In an interview Friday, Taylor said he had been mulling the move for some time, speaking at length with Timothy Rub, Art Museum director, about the possibility.

"I've actually felt for the last couple of years the desire to make that shift from curator to director," Taylor said. "I've got mixed emotions. On the one hand, I love Philadelphia, but the opportunity is a golden one. . . . I feel it's the right move at the right time."

Rub spent 12 years at the Hood, eight as director. He left the museum in 1999.

"It's a wonderful place and a very fine museum," he said Friday, adding that he had "provided advice and support" as Taylor explored the possibility of moving to New Hampshire and a new job profile.

"He's really been an exemplary member of our staff," Rub said. "You hate to lose someone like that. But it happens. It's likely that really good people go on to do really good things."

Taylor has been a whirligig of curatorial activity at the Art Museum since then-director Anne d'Harnoncourt named him curator of modern art.

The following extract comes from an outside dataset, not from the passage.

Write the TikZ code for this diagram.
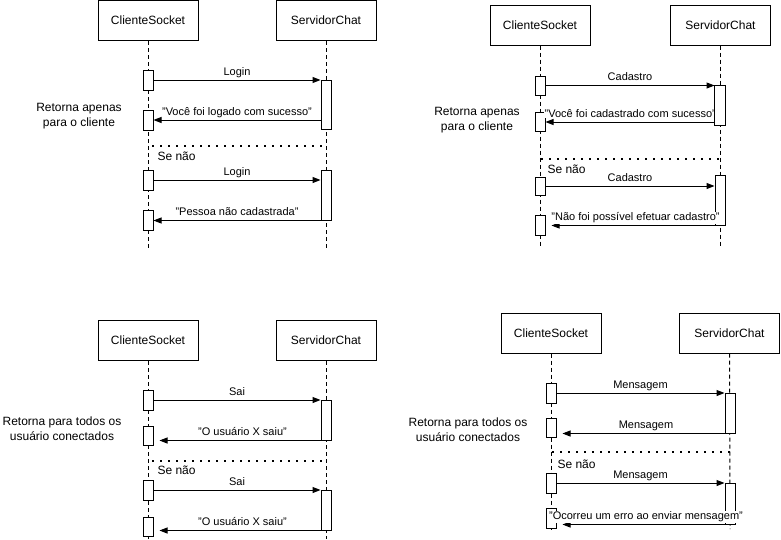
\documentclass[tikz,border=0pt]{standalone}
\usepackage{fontspec}
\setmainfont{Liberation Sans}
\usetikzlibrary{arrows.meta}
\tikzset{
  x=0.75pt, y=-0.75pt,
  every path/.style={line width=0.75pt},
  actor/.style={draw, fill=white, minimum width=100*0.75pt, minimum height=40*0.75pt, inner sep=0pt, font=\fontsize{9}{11}\selectfont},
  act/.style={draw, fill=white, minimum width=10*0.75pt, inner sep=0pt},
  life/.style={dash pattern=on 3pt off 2.25pt},
  sep/.style={line width=1.4pt, dash pattern=on 1.2pt off 4.8pt},
  msg/.style={-{Triangle[length=6pt,width=4.5pt]}},
  lbl/.style={font=\fontsize{8.25}{10}\selectfont, fill=white, inner sep=0.4pt, anchor=base, yshift=3.4pt},
  note/.style={font=\fontsize{9}{11}\selectfont, align=center, inner sep=0pt},
  senao/.style={font=\fontsize{9}{11}\selectfont, anchor=west, inner sep=0pt}
}
\newcommand\actbox[4]{\node[act, minimum height={(#4-#3)*0.75pt}] (#1) at (#2,{(#3+#4)/2}) {};}
\begin{document}
\begin{tikzpicture}
\useasboundingbox (0,0) rectangle (781,539);

% ================= Quadrant 1 =================
\node[actor] (q1c) at (148,20.5) {ClienteSocket};
\node[actor] (q1s) at (326,20.5) {ServidorChat};
\coordinate (q1ce) at (148,248);
\coordinate (q1se) at (326,248);
\draw[life] (q1c.south) -- (q1ce);
\draw[life] (q1s.south) -- (q1se);
\actbox{q1ca1}{148}{70}{90}
\actbox{q1sa1}{326}{80}{129}
\actbox{q1ca2}{148}{110}{130}
\actbox{q1ca3}{148}{170}{190}
\actbox{q1sa2}{326}{170}{220}
\actbox{q1ca4}{148}{210}{230}
\draw[msg] (q1ca1.east) -- (q1ca1.east -| q1sa1.west) node[lbl, midway] (q1l1) {Login};
\draw[msg] (q1ca2.east -| q1sa1.west) -- (q1ca2.east) node[lbl, midway] (q1l2) {"Você foi logado com sucesso"};
\draw[msg] (q1ca3.east) -- (q1ca3.east -| q1sa2.west) node[lbl, midway] (q1l3) {Login};
\draw[msg] (q1sa2.south west) -- (q1sa2.south west -| q1ca4.east) node[lbl, midway] (q1l4) {"Pessoa não cadastrada"};
\node[note] (q1n) at (79,116) {Retorna apenas\\para o cliente};
\coordinate (q1d1) at (152,146);
\coordinate (q1d2) at (322,146);
\draw[sep] (q1d1) -- (q1d2);
\node[senao] (q1sn) at (157,156) {Se não};

% ================= Quadrant 2 =================
\node[actor] (q2c) at (540,25) {ClienteSocket};
\node[actor] (q2s) at (720.5,25) {ServidorChat};
\coordinate (q2ce) at (540,247);
\coordinate (q2se) at (720.5,247);
\draw[life] (q2c.south) -- (q2ce);
\draw[life] (q2s.south) -- (q2se);
\actbox{q2ca1}{540}{76}{95}
\actbox{q2sa1}{720}{85.5}{125}
\actbox{q2ca2}{540}{112}{131}
\actbox{q2ca3}{540}{177}{195}
\actbox{q2sa2}{720}{175}{225}
\actbox{q2ca4}{540}{215}{235}
\draw[msg] (q2ca1.east) -- (q2ca1.east -| q2sa1.west) node[lbl, midway] (q2l1) {Cadastro};
\coordinate (q2r1) at (715,122);
\draw[msg] (q2r1) -- (q2r1 -| q2ca2.east) node[lbl, midway] (q2l2) {"Você foi cadastrado com sucesso"};
\draw[fill=white] (q2sa1.north west) rectangle (q2sa1.south east);
\draw[msg] (q2ca3.east) -- (q2ca3.east -| q2sa2.west) node[lbl, midway] (q2l3) {Cadastro};
\draw[msg, shorten >=6*0.75pt] (q2sa2.south east) -- (q2sa2.south east -| q2ca4.east) node[lbl, midway] (q2l4) {"Não foi possível efetuar cadastro"};
\node[note] (q2n) at (477,120) {Retorna apenas\\para o cliente};
\coordinate (q2d1) at (541,159);
\coordinate (q2d2) at (720,159);
\draw[sep] (q2d1) -- (q2d2);
\node[senao] (q2sn) at (547,169) {Se não};

% ================= Quadrant 3 =================
\node[actor] (q3c) at (148,340.5) {ClienteSocket};
\node[actor] (q3s) at (326,340.5) {ServidorChat};
\coordinate (q3ce) at (148,539);
\coordinate (q3se) at (326,539);
\draw[life] (q3c.south) -- (q3ce);
\draw[life] (q3s.south) -- (q3se);
\actbox{q3ca1}{148}{390}{410}
\actbox{q3sa1}{326}{400}{440}
\actbox{q3ca2}{148}{426}{445}
\actbox{q3ca3}{148}{480}{500}
\actbox{q3sa2}{326}{490}{530}
\actbox{q3ca4}{148}{517}{536}
\draw[msg] (q3ca1.east) -- (q3ca1.east -| q3sa1.west) node[lbl, midway] (q3l1) {Sai};
\draw[msg, shorten >=6*0.75pt] (q3sa1.south east) -- (q3sa1.south east -| q3ca2.east) node[lbl, midway] (q3l2) {"O usuário X saiu"};
\draw[msg] (q3ca3.east) -- (q3ca3.east -| q3sa2.west) node[lbl, midway] (q3l3) {Sai};
\draw[msg, shorten >=6*0.75pt] (q3sa2.south east) -- (q3sa2.south east -| q3ca4.east) node[lbl, midway] (q3l4) {"O usuário X saiu"};
\node[note] (q3n) at (62,429) {Retorna para todos os\\usuário conectados};
\coordinate (q3d1) at (152,461);
\coordinate (q3d2) at (326,461);
\draw[sep] (q3d1) -- (q3d2);
\node[senao] (q3sn) at (157,470) {Se não};

% ================= Quadrant 4 =================
\node[actor] (q4c) at (551,333) {ClienteSocket};
\node[actor] (q4s) at (729.5,333) {ServidorChat};
\coordinate (q4ce) at (551,529);
\coordinate (q4se) at (730,529);
\draw[life] (q4c.south) -- (q4ce);
\draw[life] (q4s.south) -- (q4se);
\actbox{q4ca1}{551}{383}{403}
\actbox{q4sa1}{730}{393}{433}
\actbox{q4ca2}{551}{418}{437}
\actbox{q4ca3}{551}{473}{493}
\actbox{q4sa2}{730}{483}{524}
\actbox{q4ca4}{551}{508}{528}
\draw[msg] (q4ca1.east) -- (q4ca1.east -| q4sa1.west) node[lbl, midway] (q4l1) {Mensagem};
\draw[msg, shorten >=6*0.75pt] (q4sa1.south east) -- (q4sa1.south east -| q4ca2.east) node[lbl, midway] (q4l2) {Mensagem};
\draw[msg] (q4ca3.east) -- (q4ca3.east -| q4sa2.west) node[lbl, midway] (q4l3) {Mensagem};
\draw[msg, shorten >=6*0.75pt] (q4sa2.south east) -- (q4sa2.south east -| q4ca4.east) node[lbl, midway] (q4l4) {"Ocorreu um erro ao enviar mensagem"};
\node[note] (q4n) at (468,430) {Retorna para todos os\\usuário conectados};
\coordinate (q4d1) at (552,452);
\coordinate (q4d2) at (730,452);
\draw[sep] (q4d1) -- (q4d2);
\node[senao] (q4sn) at (557,464) {Se não};
\end{tikzpicture}
\end{document}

He is responsible for curating many of the museum's most ambitious and high-profile exhibitions, including this year's Paris Through the Window: Marc Chagall and His Circle; Picasso and the Avant-Garde in Paris in 2010; Marcel Duchamp: Etant donnés in 2009; Arshile Gorky: A Retrospective, also in 2009; and Salvador Dalí: The Centennial Retrospective in 2005.

He is a scholar of Dada and surrealism, and author of the award-winning Marcel Duchamp: Etant donnés, which served as the hefty catalog to the Art Museum exhibition.

"Michael Taylor is an enormous loss for us," Therese Dolan, former interim dean at Temple's Tyler School of Art and a professor of art history specializing in French modernism. "He's so productive and smart. He'll be very good [at the Hood]. He's very good at whatever he puts his mind to."

The affable, 43-year-old, London-born Taylor came to the museum in 1997 but already had spent time in Philadelphia, researching his Courtauld Institute doctoral dissertation on Duchamp's ready-mades. D'Harnoncourt spotted him in Paris when he curated a 1995 Duchamp segment of a show at the Pompidou Center, and soon brought him to Philadelphia.

In making the announcement, Dartmouth provost Carol Folt characterized Taylor as one "who understands the vital role of the Hood in the life of the students, faculty, and entire community, and will be a tremendous asset to the Hood and Dartmouth."

Rub, who knows the Hood well, called it "an outstanding institution, with a strong commitment to scholarship and to the unique role that an art museum can play in enriching the creative life of the Dartmouth community."

It will be, he said, a fine place for Taylor to launch a career as a museum director: "It's a wonderful place to learn all you need to learn. I kind of grew up there."

As far as Taylor's successor is concerned, Rub said, "Curators are hard to replace but they are not irreplaceable."

In considering possibilities, Rub said the museum was in "a very, very strong position" because of the quality and depth of its modernist collection.

"I'm confident we will find someone very strong," he said. "What you lose [when a curator departs] is knowledge of the collection. To build that up again is always a challenge."